The other xpath value of F9_00_HD_FILERUSCITY for this version (post 2014) is
/Return/ReturnHeader/Filer/USAddress/CityNm
The value that it matches isn't shown (uh, I think, anyways) because the return header values aren't directly rendered. I think. But see the attached file.

In any case, going through this process has made me realize this shouldn't be the same variable, in part because one instance of F9_00_HD_FILERUSCITY is the address for the principal officer of the org, which even on the form is presented as distinct from the address of the business, and the other is the value given in the returnheader for the org.

201622239349302037_public.txt

lecy commented

@jsfenfen Ok, great. Thanks for double-checking.

The good news is that we know how to deal with this problem - the single variable needs to be split into two variables, filer_city and principal_officer_city.

It also is not completely irrational that the principal officer's address is in the xpath as ReturnData instead of ReturnHeader because it is not reported on the 990-EZ or 990-PF forms (it would appear separately under the list of officers on each form, but there is a separate variable to record that instance).

/Return/ReturnData/IRS990/USAddress/CityNm
/Return/ReturnHeader/Filer/USAddress/CityNm

@lecy in looking at this, I think the underlying error is the location code: "HEADER-OR-SIGNATURE-BLOCK". My argument would be that this case shows why HEADER should be a different location than SIGNATURE-BLOCK. The problem here is with xpaths with the same variable_name, one from the header, the other from the signature block.

I'm using 'header' to refer to stuff that actually appears in /return/returnheader/ as distinct from /return/returndata/IRS990/ etc. My perspective on what the header is, is based totally on how the xml is structured, not any notion of what 'looks' like header information on the form.

Also, I'm lazy, so from my perspective it's easier to change the variable name by disambiguating the location code portion of it.

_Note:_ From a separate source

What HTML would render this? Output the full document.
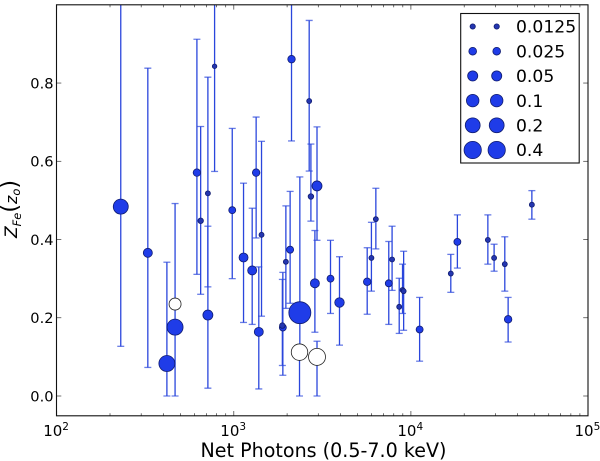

I guess I'd propose using HEADER only for variables that occur in /return/returnheader and SIGNATURE-BLOCK for those that are in /return/returndata/. And so I'd use SG instead of HD for the location code for the signature-block variables ? I'm trying to think why that wouldn't work ?

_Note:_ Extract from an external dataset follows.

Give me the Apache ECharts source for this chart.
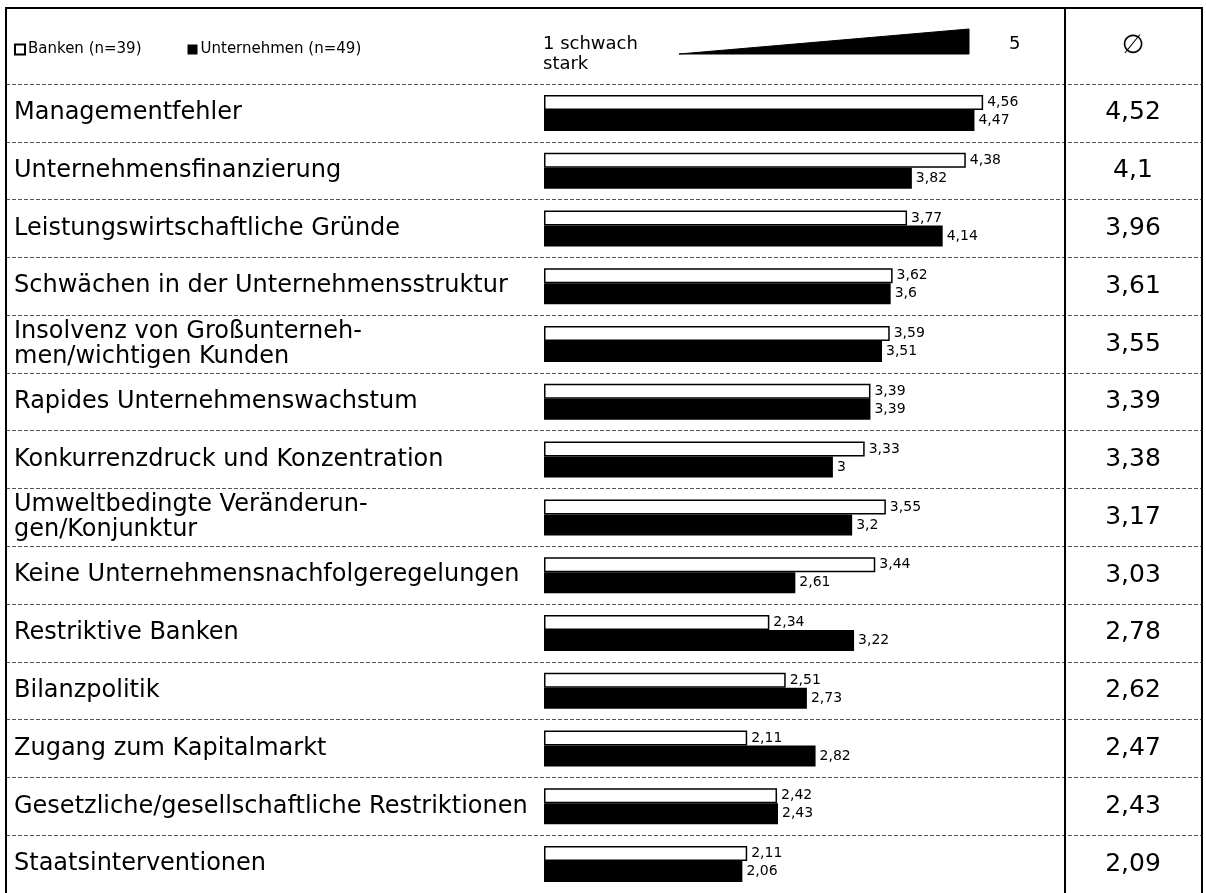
<!DOCTYPE html>
<html>
<head>
<meta charset="utf-8">
<script src="https://cdn.jsdelivr.net/npm/echarts@6/dist/echarts.min.js"></script>
<style>
  html, body { margin: 0; padding: 0; background: #fff; }
  #chart { width: 1206px; height: 893px; }
</style>
</head>
<body>
<div id="chart"></div>
<script>
// Daten
const categories = [
  "Managementfehler",
  "Unternehmensfinanzierung",
  "Leistungswirtschaftliche Gründe",
  "Schwächen in der Unternehmensstruktur",
  "Insolvenz von Großunterneh-\nmen/wichtigen Kunden",
  "Rapides Unternehmenswachstum",
  "Konkurrenzdruck und Konzentration",
  "Umweltbedingte Veränderun-\ngen/Konjunktur",
  "Keine Unternehmensnachfolgeregelungen",
  "Restriktive Banken",
  "Bilanzpolitik",
  "Zugang zum Kapitalmarkt",
  "Gesetzliche/gesellschaftliche Restriktionen",
  "Staatsinterventionen"
];
const banken = [4.56, 4.38, 3.77, 3.62, 3.59, 3.39, 3.33, 3.55, 3.44, 2.34, 2.51, 2.11, 2.42, 2.11];
const unternehmen = [4.47, 3.82, 4.14, 3.6, 3.51, 3.39, 3, 3.2, 2.61, 3.22, 2.73, 2.82, 2.43, 2.06];
const durchschnitt = [4.52, 4.1, 3.96, 3.61, 3.55, 3.39, 3.38, 3.17, 3.03, 2.78, 2.62, 2.47, 2.43, 2.09];

// Layout: Wert 0 liegt bei x=544, 1 Punkt = 96.3 px
const frameLeft = 6;
const frameRight = 1202;
const zeroX = 544;
const unit = 96.3;

const fmt = (v) => String(v).replace(".", ",");

const chart = echarts.init(document.getElementById("chart"));

const barLabel = {
  show: true,
  position: "right",
  distance: 4,
  formatter: (p) => fmt(p.value),
  fontSize: 14,
  fontFamily: "DejaVu Sans",
  color: "#000"
};

const option = {
  animation: false,
  legend: {
    left: 9,
    top: 37,
    icon: "rect",
    itemWidth: 10,
    itemHeight: 10,
    itemGap: 46,
    textStyle: { fontSize: 15, fontFamily: "DejaVu Sans", color: "#000", padding: [0, 0, 0, -2] },
    data: ["Banken (n=39)", "Unternehmen (n=49)"]
  },
  grid: {
    left: frameLeft,
    right: 1206 - frameRight,
    top: 84,
    height: 816
  },
  xAxis: {
    type: "value",
    show: false,
    min: -(zeroX - frameLeft) / unit,
    max: (frameRight - zeroX) / unit
  },
  yAxis: [
    {
      type: "category",
      inverse: true,
      data: categories,
      axisLine: { show: false },
      axisTick: { show: false },
      splitLine: {
        show: true,
        lineStyle: { color: "#555", width: 1, type: [4, 2] }
      },
      axisLabel: {
        inside: true,
        margin: 8,
        align: "left",
        fontSize: 24,
        lineHeight: 25,
        fontFamily: "DejaVu Sans",
        color: "#000"
      }
    },
    {
      type: "category",
      inverse: true,
      position: "right",
      data: durchschnitt.map(fmt),
      axisLine: { show: false },
      axisTick: { show: false },
      splitLine: { show: false },
      axisLabel: {
        inside: true,
        margin: 69,
        align: "center",
        fontSize: 25,
        fontFamily: "DejaVu Sans",
        color: "#000"
      }
    }
  ],
  series: [
    {
      name: "Banken (n=39)",
      type: "bar",
      data: banken,
      barWidth: 15,
      barGap: "0%",
      itemStyle: { color: "#fff", borderColor: "#000", borderWidth: 1.5 },
      label: barLabel
    },
    {
      name: "Unternehmen (n=49)",
      type: "bar",
      data: unternehmen,
      barWidth: 21,
      barGap: "0%",
      itemStyle: { color: "#000" },
      label: barLabel
    }
  ],
  graphic: [
    // Rahmen
    {
      type: "rect",
      shape: { x: frameLeft, y: 8, width: frameRight - frameLeft, height: 900 },
      style: { fill: "none", stroke: "#000", lineWidth: 2 },
      z: 10
    },
    {
      type: "line",
      shape: { x1: 1065, y1: 8, x2: 1065, y2: 893 },
      style: { stroke: "#000", lineWidth: 2 },
      z: 10
    },
    // Skala im Kopf
    {
      type: "text",
      left: 543,
      top: 35,
      style: { text: "1 schwach", fontSize: 18, fontFamily: "DejaVu Sans", fill: "#000" }
    },
    {
      type: "text",
      left: 543,
      top: 55,
      style: { text: "stark", fontSize: 18, fontFamily: "DejaVu Sans", fill: "#000" }
    },
    {
      type: "polygon",
      shape: { points: [[679, 54], [969, 29], [969, 54]] },
      style: { fill: "#000", stroke: "#000", lineWidth: 1 }
    },
    {
      type: "text",
      left: 1009,
      top: 35,
      style: { text: "5", fontSize: 18, fontFamily: "DejaVu Sans", fill: "#000" }
    },
    {
      type: "text",
      x: 1133,
      y: 46,
      style: {
        text: "∅",
        fontSize: 26,
        fontFamily: "DejaVu Sans",
        fill: "#000",
        align: "center",
        verticalAlign: "middle"
      }
    }
  ]
};

chart.setOption(option);
window.addEventListener("resize", () => chart.resize());
</script>
</body>
</html>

Edit: Here's a diff of an edit I did to make this distinction in a different branch. Note that I messed it up slightly and included a fix for an unrelated var in there: F9_10_PC_LOANFROMOFFICEOY.

lecy commented

@jsfenfen "I'd use SG instead of HD for the location code for the signature-block variables"

I was using that group to represent variables that are consistent across all three form versions (PC, EZ, and PF). But I have no problem splitting HD into HD and SG if you think that is useful. All of the SG variables are identical across forms, so it's a clean category.

I think a harder question is whether we change the prefix of the new variable F9_00_HD_OFFICERUSCITY (whatever the actual name is) to something else?

What would that be? The principal officer address only occurs on the 990-PC form, and does not appear in the signature box. So it doesn't really fit either category HD or SG as you define them here. I think keeping it as HD makes the most sense to me, unless the xpath is identical to another field on the body of the form.

@lecy I tried it with the location code unchanged, but the scope set to SG for xpaths outside of /return/returnheader/. Does that work? Is there a better approach? Separating this out in this manner saves like 13 variables, but I'm open to any rule-based approach we could take here.

WRT the changed var names, I changed the HD in them to SG as well, so
F9_00_HD_OFFICERUSCITY would be F9_00_SG_OFFICERUSCITY
where that occurs. Again, see the diff.

Agree this isn't perfect, in that some of the vars are somewhat misleadingly named, but at least aren't duplicated. In general I'd add that stuff that is in HD is in the header, and thus, submitted by everyone (not sure how well all the fields are populated).

lecy commented

@jsfenfen I think it sounds good! No good solution for the weird variables like principal officer address, and it makes sense to me to group that with signature variables. The SG designation also works. Thanks!

Great, I think that answers the question.